Pie de vídeo: Bonita canción, aunque al final con lo de la garza y el gavilán queda un poco rara, como el ejemplo de la suma de peras y manzanas de cierta alcaldesa de Madrizz opinando sobre los matrimonios homosexuales:






       Posiblemente Rebocato, con el trascurrir del tiempo, se daría cuenta de que estaba haciendo el pánfilo fregando cubiertos en el cuarto oscuro (aunque, este, ya disponía de un punto de luz con bombilla de 10 bujías) entre cubas de vino cosechero, arcones de matanza, fresquera y cantos de sirenas varios y, quizás, a causa de tener que dejar, a diario, relucientes las cucharas y tenedores, planeó la venganza (una mañana) de la noche de los lapiceros largos, metiendo en el fregado, de lapiceros referido, a sus hermanas compañeras habituales de fregado.
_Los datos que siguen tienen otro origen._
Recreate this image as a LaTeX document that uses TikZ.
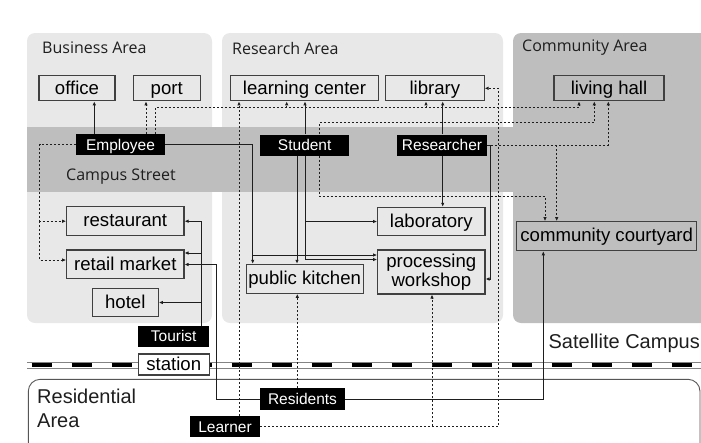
\documentclass[tikz,border=0pt]{standalone}
\usepackage{fontspec}
\setmainfont{Liberation Sans}
\newfontfamily\areafont{Open Sans}
\usepackage{tikz}
\usetikzlibrary{arrows.meta}
\definecolor{zonelight}{HTML}{E8E8E8}
\definecolor{zonedark}{HTML}{BEBEBE}
\definecolor{inkdark}{HTML}{1E1E1E}

\begin{document}
\begin{tikzpicture}[x=1pt,y=-1pt,
  zonetitle/.style={anchor=west,inner sep=0pt,text=inkdark,
    font=\areafont\fontsize{16}{16}\selectfont},
  place/.style={draw=inkdark!85,line width=1.1pt,inner sep=0pt,minimum height=25pt,
    text height=14pt,text depth=2.6pt,align=center,font=\fontsize{18.6}{18.5}\selectfont},
  role/.style={fill=black,text=white,inner sep=0pt,minimum height=21pt,
    text height=13pt,text depth=2pt,font=\fontsize{15.5}{15.5}\selectfont},
  link/.style={-{Latex[length=4pt,width=3.5pt]},line width=0.9pt,draw=inkdark},
  flow/.style={link,line width=1pt,dash pattern=on 2pt off 2pt}]
  \useasboundingbox (0,0) rectangle (701,442);

  % zones and street
  \fill[zonelight,rounded corners=8pt] (27,33) rectangle (212,323);
  \fill[zonelight,rounded corners=8pt] (222,33) rectangle (503,323);
  \fill[zonedark,rounded corners=8pt] (513,33) rectangle (716,323);
  \fill[zonedark] (27,127) rectangle (513,192);
  \node[zonetitle] (biztitle) at (42,48) {Business Area};
  \node[zonetitle] (restitle) at (232,48) {Research Area};
  \node[zonetitle] (comtitle) at (522,48) {Community Area};
  \node[zonetitle] (street) at (66,177) {Campus Street};

  % railway
  \draw[inkdark!55,line width=0.8pt] (27,362.3) -- (701,362.3) (27,368.3) -- (701,368.3);
  \draw[black,line width=4pt,dash pattern=on 20pt off 20pt] (31.7,365.3) -- (701,365.3);
  \node[anchor=east,inner sep=0pt,text=inkdark,font=\fontsize{20}{20}\selectfont]
    (satellite) at (700,343.3) {Satellite Campus};

  % residential area
  \draw[inkdark!75,line width=0.9pt,rounded corners=12pt] (28.3,379.3) rectangle (700,470);
  \node[anchor=west,inner sep=0pt,align=left,text=inkdark,font=\fontsize{20}{23.3}\selectfont]
    (residential) at (37,408.3) {Residential\\Area};

  % places
  \node[place,minimum width=76pt] (office) at (77,88.3) {office};
  \node[place,minimum width=66.7pt] (port) at (166.7,88.3) {port};
  \node[place,minimum width=147.6pt] (learning) at (304.5,88.3) {learning center};
  \node[place,minimum width=98.3pt] (library) at (434.9,88.3) {library};
  \node[place,minimum width=110pt] (living) at (609,88.3) {living hall};
  \node[place,minimum width=117.3pt,minimum height=29pt] (restaurant) at (125.3,221.2) {restaurant};
  \node[place,minimum width=117.3pt,minimum height=28.7pt] (market) at (125.3,264.3) {retail market};
  \node[place,minimum width=66pt,minimum height=28.4pt] (hotel) at (125.3,302.5) {hotel};
  \node[place,minimum width=107.3pt,minimum height=28.4pt] (lab) at (431.3,221.5) {laboratory};
  \node[place,text height={},text depth={},minimum width=107.3pt,minimum height=44pt]
    (workshop) at (431.3,272) {processing\\workshop};
  \node[place,minimum width=117.3pt,minimum height=29pt] (kitchen) at (304.7,278.8) {public kitchen};
  \node[place,minimum width=180pt,minimum height=29pt] (courtyard) at (606.7,236.2) {community courtyard};
  \node[place,fill=white,minimum width=70.7pt,minimum height=21pt] (station) at (173.7,364.5) {station};

  % people
  \node[role,minimum width=89pt] (employee) at (120.5,144.5) {Employee};
  \node[role,minimum width=89.3pt] (student) at (304.7,145) {Student};
  \node[role,minimum width=89.3pt] (researcher) at (442,145) {Researcher};
  \node[role,minimum width=70.7pt] (tourist) at (173.7,336.2) {Tourist};
  \node[role,minimum width=85pt,minimum height=21.7pt] (residents) at (302.5,399.2) {Residents};
  \node[role,minimum width=70pt,minimum height=21.6pt] (learner) at (225,426.5) {Learner};

  % employee
  \draw[link] (94.3,0 |- employee.north) -- (94.3,0 |- office.south);
  \draw[link] (employee.east) -| (252.7,0 |- kitchen.north);
  \draw[link] (252.7,255) -- (workshop.west |- 0,255);
  \draw[flow] (146,0 |- employee.north) -- (146,0 |- port.south);
  \draw[flow] (employee.west) -| (39.5,0 |- restaurant.west) -- (restaurant.west);
  \draw[flow] (39.5,0 |- restaurant.west) |- (market.west |- 0,260);
  \draw[flow] (155,0 |- employee.north) |- (579,107.7) -- (579,0 |- living.south);
  \draw[flow] (286.7,107.7) -- (286.7,0 |- learning.south);
  \draw[flow] (426,107.7) -- (426,0 |- library.south);

  % student
  \draw[link] (305,0 |- student.north) -- (305,0 |- learning.south);
  \draw[link] (297,0 |- student.south) -- (297,0 |- kitchen.north);
  \draw[link] (305,0 |- student.south) |- (workshop.west |- 0,259.5);
  \draw[link] (305,0 |- lab.west) -- (lab.west);
  \draw[flow] (319.5,0 |- student.north) |- (594.3,122.7) -- (594.3,0 |- living.south);
  \draw[flow] (319.5,0 |- student.south) |- (545,196.7) -- (545,0 |- courtyard.north);

  % researcher
  \draw[link] (442.7,0 |- researcher.north) -- (442.7,0 |- library.south);
  \draw[link] (442.7,0 |- researcher.south) -- (442.7,0 |- lab.north);
  \draw[link] (researcher.east) -| (490.7,279) -- (workshop.east |- 0,279);
  \draw[flow] (researcher.east) -| (608.3,0 |- living.south);
  \draw[flow] (556.7,0 |- researcher.east) -- (556.7,0 |- courtyard.north);

  % tourist
  \draw[link] (201,0 |- tourist.north) |- (restaurant.east);
  \draw[link] (201,253) -- (market.east |- 0,253);
  \draw[link] (201,0 |- hotel.east) -- (hotel.east);

  % residents
  \draw[link] (residents.west) -| (216,264.5) -- (market.east |- 0,264.5);
  \draw[link] (residents.east) -| (543.3,0 |- courtyard.south);
  \draw[flow] (297.3,0 |- residents.north) -- (297.3,0 |- kitchen.south);

  % learner
  \draw[flow] (239,0 |- learner.north) -- (239,0 |- learning.south);
  \draw[flow] (learner.east) -| (432,0 |- workshop.south);
  \draw[flow] (learner.east) -| (498.3,0 |- library.east) -- (library.east);
\end{tikzpicture}
\end{document}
Pudiera ser que, a causa de esto, en el futuro Rebocato  estaría un tanto eximido de culpa en caso de que le surgieran atisbos de misoginismo –Dios no lo quiera, pues las féminas no se lo merecen– en su perfil humano.

       No obstante, después de estos hechos relatados, Rebocato continuó frota que te frota, cucharas y tenedores con arena fina y estropajo, a cambio de seguir escuchando las canciones de sus hermanas durante la friega en el cuarto oscuro, ya con luz.